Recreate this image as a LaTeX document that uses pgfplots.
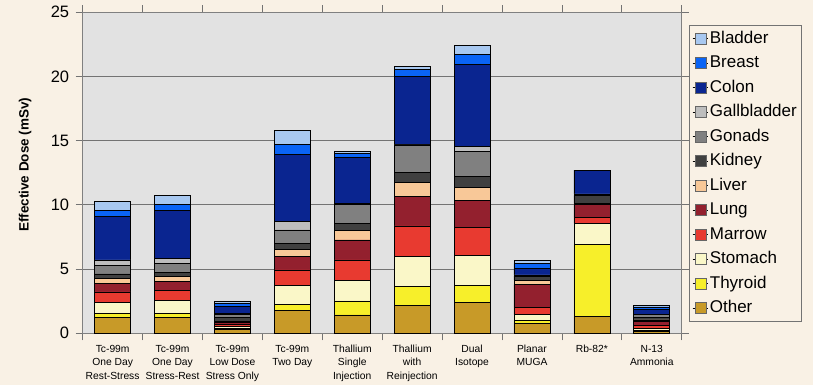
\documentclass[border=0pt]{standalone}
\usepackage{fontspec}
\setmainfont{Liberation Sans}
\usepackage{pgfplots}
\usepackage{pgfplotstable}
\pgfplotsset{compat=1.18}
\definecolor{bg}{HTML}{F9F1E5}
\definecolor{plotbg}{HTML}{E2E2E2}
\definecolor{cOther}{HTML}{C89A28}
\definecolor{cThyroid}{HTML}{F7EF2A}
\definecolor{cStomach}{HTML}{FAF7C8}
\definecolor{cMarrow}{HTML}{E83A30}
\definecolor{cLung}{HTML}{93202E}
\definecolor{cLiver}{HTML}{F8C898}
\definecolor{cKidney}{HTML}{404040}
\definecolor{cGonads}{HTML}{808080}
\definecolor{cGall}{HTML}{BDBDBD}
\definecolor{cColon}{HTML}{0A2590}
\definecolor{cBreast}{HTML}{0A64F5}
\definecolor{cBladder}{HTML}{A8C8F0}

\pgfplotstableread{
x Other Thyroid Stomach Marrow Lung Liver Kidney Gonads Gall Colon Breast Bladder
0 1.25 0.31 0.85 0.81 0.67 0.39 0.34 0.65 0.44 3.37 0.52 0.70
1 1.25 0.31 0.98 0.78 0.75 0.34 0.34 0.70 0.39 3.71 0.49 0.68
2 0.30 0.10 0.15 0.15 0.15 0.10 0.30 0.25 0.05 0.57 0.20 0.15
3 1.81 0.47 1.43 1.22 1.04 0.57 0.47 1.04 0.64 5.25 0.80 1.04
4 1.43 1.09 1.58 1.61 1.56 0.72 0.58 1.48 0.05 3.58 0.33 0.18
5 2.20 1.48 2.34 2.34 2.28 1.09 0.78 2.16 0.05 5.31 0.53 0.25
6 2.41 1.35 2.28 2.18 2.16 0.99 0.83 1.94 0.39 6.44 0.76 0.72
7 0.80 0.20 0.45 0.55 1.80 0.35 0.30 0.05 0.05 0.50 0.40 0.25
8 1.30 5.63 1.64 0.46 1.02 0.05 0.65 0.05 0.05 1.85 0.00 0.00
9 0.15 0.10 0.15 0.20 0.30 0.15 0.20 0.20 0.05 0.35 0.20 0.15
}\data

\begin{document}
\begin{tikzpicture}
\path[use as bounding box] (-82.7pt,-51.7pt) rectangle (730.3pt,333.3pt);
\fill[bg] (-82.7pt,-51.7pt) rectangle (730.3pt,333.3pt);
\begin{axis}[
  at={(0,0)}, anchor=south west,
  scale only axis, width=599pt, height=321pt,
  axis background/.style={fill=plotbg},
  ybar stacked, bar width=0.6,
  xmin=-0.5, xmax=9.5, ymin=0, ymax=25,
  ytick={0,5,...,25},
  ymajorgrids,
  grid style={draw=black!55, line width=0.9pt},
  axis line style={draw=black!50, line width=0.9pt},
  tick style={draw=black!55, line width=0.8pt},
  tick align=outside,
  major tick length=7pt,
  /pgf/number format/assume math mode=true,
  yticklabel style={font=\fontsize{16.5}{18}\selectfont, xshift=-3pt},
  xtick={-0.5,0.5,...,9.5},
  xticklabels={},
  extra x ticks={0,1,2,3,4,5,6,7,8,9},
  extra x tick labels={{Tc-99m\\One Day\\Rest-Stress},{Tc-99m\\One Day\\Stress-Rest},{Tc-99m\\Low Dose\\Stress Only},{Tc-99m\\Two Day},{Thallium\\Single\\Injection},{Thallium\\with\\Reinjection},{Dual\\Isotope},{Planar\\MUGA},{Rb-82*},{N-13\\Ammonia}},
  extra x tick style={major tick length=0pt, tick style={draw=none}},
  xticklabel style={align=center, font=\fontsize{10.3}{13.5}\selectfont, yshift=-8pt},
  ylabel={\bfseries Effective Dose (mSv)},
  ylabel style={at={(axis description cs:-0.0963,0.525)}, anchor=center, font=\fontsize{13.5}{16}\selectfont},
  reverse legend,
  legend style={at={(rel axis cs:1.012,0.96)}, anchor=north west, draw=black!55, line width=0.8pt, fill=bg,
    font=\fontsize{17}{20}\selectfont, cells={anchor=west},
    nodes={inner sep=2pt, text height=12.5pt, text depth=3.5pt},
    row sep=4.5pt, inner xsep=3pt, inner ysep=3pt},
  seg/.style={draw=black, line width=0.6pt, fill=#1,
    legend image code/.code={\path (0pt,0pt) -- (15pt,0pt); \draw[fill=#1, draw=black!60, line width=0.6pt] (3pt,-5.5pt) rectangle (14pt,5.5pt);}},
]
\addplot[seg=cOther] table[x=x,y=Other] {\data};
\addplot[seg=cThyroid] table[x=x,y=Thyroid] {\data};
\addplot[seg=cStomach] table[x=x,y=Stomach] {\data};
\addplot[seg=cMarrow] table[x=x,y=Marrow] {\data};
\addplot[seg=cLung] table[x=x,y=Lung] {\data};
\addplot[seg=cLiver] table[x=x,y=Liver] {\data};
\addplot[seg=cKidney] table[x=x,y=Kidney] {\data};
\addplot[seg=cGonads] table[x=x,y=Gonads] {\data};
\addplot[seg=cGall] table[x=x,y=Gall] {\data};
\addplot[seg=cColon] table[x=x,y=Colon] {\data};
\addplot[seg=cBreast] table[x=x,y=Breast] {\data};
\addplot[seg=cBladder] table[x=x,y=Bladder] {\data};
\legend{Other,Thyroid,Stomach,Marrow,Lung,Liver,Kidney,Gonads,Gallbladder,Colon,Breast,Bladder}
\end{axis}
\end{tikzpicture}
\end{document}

---

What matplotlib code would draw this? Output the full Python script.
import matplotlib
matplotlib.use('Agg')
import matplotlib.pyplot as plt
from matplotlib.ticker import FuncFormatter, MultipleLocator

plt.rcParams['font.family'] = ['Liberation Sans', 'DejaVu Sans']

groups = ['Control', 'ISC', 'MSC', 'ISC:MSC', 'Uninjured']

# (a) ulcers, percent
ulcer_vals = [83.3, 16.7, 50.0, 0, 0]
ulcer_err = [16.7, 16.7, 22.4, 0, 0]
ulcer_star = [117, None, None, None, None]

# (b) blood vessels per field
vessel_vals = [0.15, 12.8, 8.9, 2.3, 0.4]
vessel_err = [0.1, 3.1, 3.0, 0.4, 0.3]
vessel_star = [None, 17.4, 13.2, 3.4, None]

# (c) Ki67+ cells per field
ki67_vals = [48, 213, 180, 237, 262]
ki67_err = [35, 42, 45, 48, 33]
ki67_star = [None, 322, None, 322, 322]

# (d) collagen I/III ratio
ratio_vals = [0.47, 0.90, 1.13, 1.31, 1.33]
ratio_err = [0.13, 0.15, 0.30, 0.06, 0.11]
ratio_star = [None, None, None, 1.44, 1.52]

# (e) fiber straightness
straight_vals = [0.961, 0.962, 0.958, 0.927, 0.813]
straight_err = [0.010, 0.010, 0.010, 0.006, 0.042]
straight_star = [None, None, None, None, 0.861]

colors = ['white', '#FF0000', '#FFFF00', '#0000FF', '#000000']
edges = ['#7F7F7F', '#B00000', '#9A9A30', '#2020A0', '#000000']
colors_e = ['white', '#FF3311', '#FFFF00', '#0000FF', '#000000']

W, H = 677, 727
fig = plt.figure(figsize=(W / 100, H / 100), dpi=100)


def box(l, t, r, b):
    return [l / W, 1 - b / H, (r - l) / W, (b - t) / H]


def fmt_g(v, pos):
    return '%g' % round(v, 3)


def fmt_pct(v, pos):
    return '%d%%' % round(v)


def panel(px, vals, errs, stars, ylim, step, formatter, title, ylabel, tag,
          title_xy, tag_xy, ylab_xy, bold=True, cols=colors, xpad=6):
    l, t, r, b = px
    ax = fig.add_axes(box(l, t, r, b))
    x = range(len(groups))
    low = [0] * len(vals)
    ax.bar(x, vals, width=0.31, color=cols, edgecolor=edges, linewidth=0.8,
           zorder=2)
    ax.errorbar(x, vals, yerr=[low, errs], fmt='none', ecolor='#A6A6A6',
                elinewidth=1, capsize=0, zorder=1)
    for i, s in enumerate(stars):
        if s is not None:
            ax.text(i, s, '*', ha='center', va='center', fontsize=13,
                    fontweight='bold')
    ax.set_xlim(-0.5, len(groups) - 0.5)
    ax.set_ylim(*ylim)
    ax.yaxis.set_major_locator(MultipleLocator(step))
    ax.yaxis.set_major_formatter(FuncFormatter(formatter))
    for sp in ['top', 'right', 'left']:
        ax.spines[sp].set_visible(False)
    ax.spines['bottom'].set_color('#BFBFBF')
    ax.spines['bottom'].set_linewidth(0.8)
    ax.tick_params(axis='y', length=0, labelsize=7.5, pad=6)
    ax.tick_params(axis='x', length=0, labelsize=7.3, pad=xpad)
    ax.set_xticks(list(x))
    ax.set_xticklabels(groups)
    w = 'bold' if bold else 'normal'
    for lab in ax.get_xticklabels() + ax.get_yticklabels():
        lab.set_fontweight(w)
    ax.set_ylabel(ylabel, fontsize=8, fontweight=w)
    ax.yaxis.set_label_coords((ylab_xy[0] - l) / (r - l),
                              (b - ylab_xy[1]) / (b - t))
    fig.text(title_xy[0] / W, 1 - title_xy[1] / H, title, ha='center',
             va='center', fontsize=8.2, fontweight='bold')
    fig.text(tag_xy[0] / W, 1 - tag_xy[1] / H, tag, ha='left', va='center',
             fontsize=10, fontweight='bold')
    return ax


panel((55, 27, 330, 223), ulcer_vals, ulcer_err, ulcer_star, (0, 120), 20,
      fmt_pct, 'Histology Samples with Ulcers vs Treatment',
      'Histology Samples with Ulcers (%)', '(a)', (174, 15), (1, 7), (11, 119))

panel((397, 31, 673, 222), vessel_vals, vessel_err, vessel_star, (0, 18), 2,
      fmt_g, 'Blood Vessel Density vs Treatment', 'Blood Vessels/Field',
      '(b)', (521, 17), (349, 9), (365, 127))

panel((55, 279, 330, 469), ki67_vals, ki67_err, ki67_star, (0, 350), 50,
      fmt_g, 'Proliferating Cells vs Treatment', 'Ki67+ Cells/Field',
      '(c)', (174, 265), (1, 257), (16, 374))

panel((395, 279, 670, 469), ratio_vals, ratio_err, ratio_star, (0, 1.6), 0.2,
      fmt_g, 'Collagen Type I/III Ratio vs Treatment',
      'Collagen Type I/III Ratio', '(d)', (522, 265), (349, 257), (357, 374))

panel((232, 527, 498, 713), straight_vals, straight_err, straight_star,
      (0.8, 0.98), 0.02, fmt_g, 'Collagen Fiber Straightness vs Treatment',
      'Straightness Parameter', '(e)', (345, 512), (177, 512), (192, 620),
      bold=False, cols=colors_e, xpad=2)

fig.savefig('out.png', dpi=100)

▶ Directions for this task
Your task is to give again the lines from the one containing "What matplotlib code" to the one containing "vessel_star = [None, 17.4, 13.2, 3.4, None]", both lines included, exactly and without anything added.

▶ Solution to the exercise
What matplotlib code would draw this? Output the full Python script.
import matplotlib
matplotlib.use('Agg')
import matplotlib.pyplot as plt
from matplotlib.ticker import FuncFormatter, MultipleLocator

plt.rcParams['font.family'] = ['Liberation Sans', 'DejaVu Sans']

groups = ['Control', 'ISC', 'MSC', 'ISC:MSC', 'Uninjured']

# (a) ulcers, percent
ulcer_vals = [83.3, 16.7, 50.0, 0, 0]
ulcer_err = [16.7, 16.7, 22.4, 0, 0]
ulcer_star = [117, None, None, None, None]

# (b) blood vessels per field
vessel_vals = [0.15, 12.8, 8.9, 2.3, 0.4]
vessel_err = [0.1, 3.1, 3.0, 0.4, 0.3]
vessel_star = [None, 17.4, 13.2, 3.4, None]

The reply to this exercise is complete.